## Work to do
Extract from the entries below, exactly as given, only the lines from the line containing "Generate a Python" to the line containing "return (H - B - y) / PH", both lines included.
#####
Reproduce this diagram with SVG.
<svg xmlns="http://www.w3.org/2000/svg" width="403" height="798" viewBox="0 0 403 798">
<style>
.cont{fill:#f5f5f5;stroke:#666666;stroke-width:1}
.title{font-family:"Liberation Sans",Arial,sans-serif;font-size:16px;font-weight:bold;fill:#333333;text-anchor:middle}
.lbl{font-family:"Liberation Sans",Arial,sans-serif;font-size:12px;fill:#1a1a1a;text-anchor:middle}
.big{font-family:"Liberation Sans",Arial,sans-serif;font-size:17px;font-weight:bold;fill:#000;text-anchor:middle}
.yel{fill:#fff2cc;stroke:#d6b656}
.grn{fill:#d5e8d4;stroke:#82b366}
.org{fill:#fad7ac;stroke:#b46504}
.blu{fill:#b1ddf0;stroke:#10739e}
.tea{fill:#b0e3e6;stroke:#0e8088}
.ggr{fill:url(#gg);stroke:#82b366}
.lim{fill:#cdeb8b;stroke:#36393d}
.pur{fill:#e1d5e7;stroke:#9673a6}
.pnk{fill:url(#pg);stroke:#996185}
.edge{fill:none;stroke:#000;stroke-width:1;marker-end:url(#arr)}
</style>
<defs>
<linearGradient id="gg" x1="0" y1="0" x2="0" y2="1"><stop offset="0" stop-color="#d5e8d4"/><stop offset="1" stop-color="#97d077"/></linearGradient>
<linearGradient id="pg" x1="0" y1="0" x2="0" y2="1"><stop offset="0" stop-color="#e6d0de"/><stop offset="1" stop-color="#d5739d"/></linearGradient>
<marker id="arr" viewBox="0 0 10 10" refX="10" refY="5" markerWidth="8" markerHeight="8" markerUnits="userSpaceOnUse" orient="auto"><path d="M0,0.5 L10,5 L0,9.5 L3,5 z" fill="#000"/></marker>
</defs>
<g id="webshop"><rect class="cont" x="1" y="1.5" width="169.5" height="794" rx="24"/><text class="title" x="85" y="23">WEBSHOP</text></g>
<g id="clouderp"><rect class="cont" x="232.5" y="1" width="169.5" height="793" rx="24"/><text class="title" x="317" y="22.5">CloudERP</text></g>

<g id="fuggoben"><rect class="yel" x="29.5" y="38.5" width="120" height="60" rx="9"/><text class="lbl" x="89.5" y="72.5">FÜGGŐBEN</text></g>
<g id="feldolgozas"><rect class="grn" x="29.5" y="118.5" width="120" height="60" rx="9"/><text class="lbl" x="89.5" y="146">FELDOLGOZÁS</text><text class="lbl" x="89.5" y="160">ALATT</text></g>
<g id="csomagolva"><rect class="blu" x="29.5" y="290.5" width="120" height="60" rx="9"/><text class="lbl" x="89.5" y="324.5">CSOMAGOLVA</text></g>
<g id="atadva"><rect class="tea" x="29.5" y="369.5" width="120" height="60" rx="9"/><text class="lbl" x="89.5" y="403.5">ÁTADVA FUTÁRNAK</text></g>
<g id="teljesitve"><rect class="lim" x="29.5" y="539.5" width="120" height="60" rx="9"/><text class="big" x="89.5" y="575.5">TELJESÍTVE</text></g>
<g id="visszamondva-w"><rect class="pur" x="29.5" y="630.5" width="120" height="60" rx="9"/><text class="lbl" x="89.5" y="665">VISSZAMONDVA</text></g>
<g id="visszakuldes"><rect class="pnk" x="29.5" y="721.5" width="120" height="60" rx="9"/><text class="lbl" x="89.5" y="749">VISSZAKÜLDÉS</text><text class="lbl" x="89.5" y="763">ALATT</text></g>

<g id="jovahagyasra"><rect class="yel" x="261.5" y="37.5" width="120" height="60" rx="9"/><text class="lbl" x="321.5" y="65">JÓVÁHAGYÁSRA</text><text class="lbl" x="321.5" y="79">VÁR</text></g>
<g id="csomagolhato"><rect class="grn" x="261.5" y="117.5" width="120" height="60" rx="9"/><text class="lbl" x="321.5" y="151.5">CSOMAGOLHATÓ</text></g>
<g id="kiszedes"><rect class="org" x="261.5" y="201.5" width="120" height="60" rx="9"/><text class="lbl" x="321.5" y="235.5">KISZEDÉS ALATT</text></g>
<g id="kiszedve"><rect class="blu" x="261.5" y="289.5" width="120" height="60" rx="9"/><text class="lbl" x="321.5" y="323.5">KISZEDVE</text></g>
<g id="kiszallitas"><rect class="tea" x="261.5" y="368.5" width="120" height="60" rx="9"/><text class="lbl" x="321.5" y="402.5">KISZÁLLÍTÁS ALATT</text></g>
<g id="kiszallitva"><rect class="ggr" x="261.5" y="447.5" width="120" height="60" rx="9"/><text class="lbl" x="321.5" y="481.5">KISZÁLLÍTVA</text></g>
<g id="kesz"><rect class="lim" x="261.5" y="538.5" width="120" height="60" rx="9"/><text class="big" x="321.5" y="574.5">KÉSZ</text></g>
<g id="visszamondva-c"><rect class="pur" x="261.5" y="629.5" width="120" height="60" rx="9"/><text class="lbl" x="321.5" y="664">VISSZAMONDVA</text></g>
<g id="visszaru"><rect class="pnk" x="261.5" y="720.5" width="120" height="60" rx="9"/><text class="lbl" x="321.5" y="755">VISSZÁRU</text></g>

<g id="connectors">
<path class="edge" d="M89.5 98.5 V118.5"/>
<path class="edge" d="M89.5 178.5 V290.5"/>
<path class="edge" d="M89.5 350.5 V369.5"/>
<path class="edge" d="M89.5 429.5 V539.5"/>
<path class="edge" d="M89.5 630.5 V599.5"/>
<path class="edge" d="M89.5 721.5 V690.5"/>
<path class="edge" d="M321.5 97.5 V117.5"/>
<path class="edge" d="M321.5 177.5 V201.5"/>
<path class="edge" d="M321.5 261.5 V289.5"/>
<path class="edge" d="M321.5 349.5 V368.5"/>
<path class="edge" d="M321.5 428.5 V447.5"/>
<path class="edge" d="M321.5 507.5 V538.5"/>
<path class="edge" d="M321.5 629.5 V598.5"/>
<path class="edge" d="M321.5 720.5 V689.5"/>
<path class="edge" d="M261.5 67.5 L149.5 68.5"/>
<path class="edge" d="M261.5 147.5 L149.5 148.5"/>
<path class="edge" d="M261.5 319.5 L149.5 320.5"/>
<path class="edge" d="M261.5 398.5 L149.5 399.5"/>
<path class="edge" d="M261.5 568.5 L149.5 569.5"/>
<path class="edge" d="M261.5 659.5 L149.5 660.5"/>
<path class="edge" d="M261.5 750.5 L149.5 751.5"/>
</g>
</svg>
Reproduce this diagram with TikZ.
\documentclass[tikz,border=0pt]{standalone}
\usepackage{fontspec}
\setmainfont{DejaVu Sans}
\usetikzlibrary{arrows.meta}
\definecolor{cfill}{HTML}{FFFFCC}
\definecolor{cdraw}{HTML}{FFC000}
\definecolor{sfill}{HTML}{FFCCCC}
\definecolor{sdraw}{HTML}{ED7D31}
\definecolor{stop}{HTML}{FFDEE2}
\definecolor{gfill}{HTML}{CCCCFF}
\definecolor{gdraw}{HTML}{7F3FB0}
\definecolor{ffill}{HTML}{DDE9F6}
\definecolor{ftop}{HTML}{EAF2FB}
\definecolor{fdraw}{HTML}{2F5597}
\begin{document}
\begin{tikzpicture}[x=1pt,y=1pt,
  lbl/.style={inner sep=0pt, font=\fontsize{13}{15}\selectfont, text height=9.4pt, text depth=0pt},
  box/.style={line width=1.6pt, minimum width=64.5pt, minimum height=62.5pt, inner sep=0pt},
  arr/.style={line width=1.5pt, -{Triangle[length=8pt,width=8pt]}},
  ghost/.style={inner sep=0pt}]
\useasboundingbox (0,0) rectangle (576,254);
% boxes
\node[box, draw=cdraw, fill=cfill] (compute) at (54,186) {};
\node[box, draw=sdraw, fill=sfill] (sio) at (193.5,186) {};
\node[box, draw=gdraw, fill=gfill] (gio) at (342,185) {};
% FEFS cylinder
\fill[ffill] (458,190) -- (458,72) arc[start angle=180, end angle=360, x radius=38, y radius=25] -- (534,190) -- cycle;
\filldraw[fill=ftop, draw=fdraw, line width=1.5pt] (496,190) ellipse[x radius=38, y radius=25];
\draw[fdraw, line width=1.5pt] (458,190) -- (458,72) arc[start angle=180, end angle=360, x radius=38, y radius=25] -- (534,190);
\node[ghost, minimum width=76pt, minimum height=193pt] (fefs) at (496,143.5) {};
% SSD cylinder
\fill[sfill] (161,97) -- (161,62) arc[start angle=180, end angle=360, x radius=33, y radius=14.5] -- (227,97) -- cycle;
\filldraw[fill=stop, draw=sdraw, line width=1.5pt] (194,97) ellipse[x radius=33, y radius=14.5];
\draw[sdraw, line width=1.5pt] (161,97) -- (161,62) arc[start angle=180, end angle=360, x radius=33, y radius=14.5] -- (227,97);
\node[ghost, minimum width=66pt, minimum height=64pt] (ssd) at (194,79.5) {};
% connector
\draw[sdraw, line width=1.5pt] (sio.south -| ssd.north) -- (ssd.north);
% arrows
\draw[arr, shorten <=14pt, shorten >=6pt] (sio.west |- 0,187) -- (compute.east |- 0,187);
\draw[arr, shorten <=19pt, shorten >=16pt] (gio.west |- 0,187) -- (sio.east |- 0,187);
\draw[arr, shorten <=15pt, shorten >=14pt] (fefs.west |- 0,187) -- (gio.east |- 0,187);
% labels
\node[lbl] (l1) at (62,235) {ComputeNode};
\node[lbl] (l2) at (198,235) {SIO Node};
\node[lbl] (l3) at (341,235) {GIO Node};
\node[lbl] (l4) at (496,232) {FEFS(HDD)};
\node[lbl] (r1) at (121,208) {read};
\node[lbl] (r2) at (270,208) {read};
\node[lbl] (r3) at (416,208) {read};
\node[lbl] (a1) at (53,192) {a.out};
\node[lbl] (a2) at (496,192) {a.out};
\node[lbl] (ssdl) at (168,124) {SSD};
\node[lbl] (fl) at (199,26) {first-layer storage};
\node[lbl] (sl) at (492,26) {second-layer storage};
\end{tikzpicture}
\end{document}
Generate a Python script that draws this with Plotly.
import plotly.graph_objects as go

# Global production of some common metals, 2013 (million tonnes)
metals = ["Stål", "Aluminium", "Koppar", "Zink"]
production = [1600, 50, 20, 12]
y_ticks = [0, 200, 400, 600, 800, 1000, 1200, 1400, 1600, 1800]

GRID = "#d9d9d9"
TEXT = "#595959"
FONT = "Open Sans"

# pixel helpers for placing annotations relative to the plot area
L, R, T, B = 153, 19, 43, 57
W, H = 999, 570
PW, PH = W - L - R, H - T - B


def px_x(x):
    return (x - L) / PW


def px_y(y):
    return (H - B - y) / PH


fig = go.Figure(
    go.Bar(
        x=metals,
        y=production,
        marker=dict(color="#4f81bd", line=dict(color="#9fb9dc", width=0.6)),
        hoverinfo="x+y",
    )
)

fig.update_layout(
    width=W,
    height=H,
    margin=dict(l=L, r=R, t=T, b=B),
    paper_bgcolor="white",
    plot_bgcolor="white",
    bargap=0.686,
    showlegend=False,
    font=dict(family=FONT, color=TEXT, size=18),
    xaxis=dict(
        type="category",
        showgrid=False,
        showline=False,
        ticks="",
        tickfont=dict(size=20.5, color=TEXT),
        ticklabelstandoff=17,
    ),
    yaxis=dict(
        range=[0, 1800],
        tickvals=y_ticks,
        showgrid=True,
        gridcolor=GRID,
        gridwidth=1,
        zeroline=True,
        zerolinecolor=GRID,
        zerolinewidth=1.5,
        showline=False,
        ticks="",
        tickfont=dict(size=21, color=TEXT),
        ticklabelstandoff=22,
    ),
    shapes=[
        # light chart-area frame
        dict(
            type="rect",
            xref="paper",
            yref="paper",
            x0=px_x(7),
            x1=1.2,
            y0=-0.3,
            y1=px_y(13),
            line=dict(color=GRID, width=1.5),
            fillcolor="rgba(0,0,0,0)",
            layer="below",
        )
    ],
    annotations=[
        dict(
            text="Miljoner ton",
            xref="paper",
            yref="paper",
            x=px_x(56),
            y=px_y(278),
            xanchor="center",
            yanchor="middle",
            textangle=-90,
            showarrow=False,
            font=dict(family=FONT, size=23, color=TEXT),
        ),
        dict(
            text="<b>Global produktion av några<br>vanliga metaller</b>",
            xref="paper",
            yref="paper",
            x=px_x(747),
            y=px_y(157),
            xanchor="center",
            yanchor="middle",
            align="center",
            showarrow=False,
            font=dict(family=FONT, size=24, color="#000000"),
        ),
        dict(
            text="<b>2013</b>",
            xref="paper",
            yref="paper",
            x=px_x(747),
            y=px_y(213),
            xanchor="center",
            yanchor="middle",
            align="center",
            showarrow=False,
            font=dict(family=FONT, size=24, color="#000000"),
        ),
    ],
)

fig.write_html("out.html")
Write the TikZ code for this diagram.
#####
## Reply
Generate a Python script that draws this with Plotly.
import plotly.graph_objects as go

# Global production of some common metals, 2013 (million tonnes)
metals = ["Stål", "Aluminium", "Koppar", "Zink"]
production = [1600, 50, 20, 12]
y_ticks = [0, 200, 400, 600, 800, 1000, 1200, 1400, 1600, 1800]

GRID = "#d9d9d9"
TEXT = "#595959"
FONT = "Open Sans"

# pixel helpers for placing annotations relative to the plot area
L, R, T, B = 153, 19, 43, 57
W, H = 999, 570
PW, PH = W - L - R, H - T - B


def px_x(x):
    return (x - L) / PW


def px_y(y):
    return (H - B - y) / PH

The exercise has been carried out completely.